Kaukura or Kaheko is an atoll in the Tuamotu group in French Polynesia, 48 km long and 15 km wide. It is in the western area of the archipelago, 58 km southeast of Rangiroa. The closest land is Apataki Atoll, 24 km to the northeast.

Kaukura Atoll is elongated, with a length of 47 km and a maximum width of 13 km. The northern reef rim is narrow, while the southern is broad. There are two groups of 65 islets. The surface of Kaukura's lagoon is 434 km2 and the land area 13.5 km2. It has only one navigable pass cutting through the reef.

The most important island is Motu Panao, in the atoll's northwest. Kaukura has 475 inhabitants as of 2012; the main village is Raitahiti.

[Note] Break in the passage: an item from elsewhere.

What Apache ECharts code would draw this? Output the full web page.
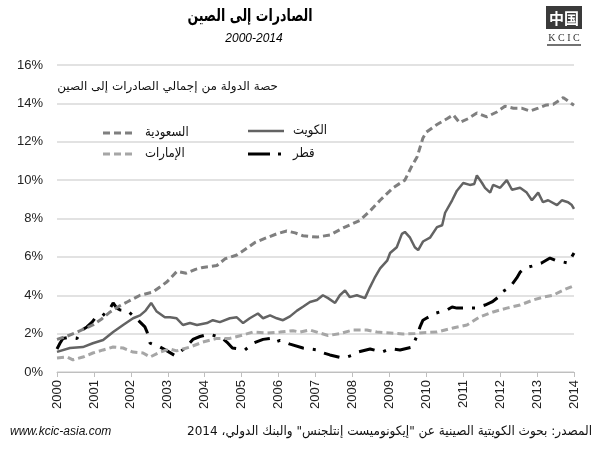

Geographically Kaukura belongs to the Palliser Islands (Îles Palliser) subgroup of the Tuamotus.

==History==
The first recorded European to arrive to Kaukura was Dutch Navigator Jakob Roggeveen on his expedition for the Dutch West India Company to seek Terra Australis in 1722.

Formerly, fishing was the main occupation of Kaukura's islanders. But presently, tourism has replaced the traditional activities as a source of income.

There is a small airport at Kaukura which was opened in 1994.

==Administration==
Kaukura belongs to the commune of Arutua. The commune of Arutua consists of Arutua, as well as the atolls of Apataki and Kaukura.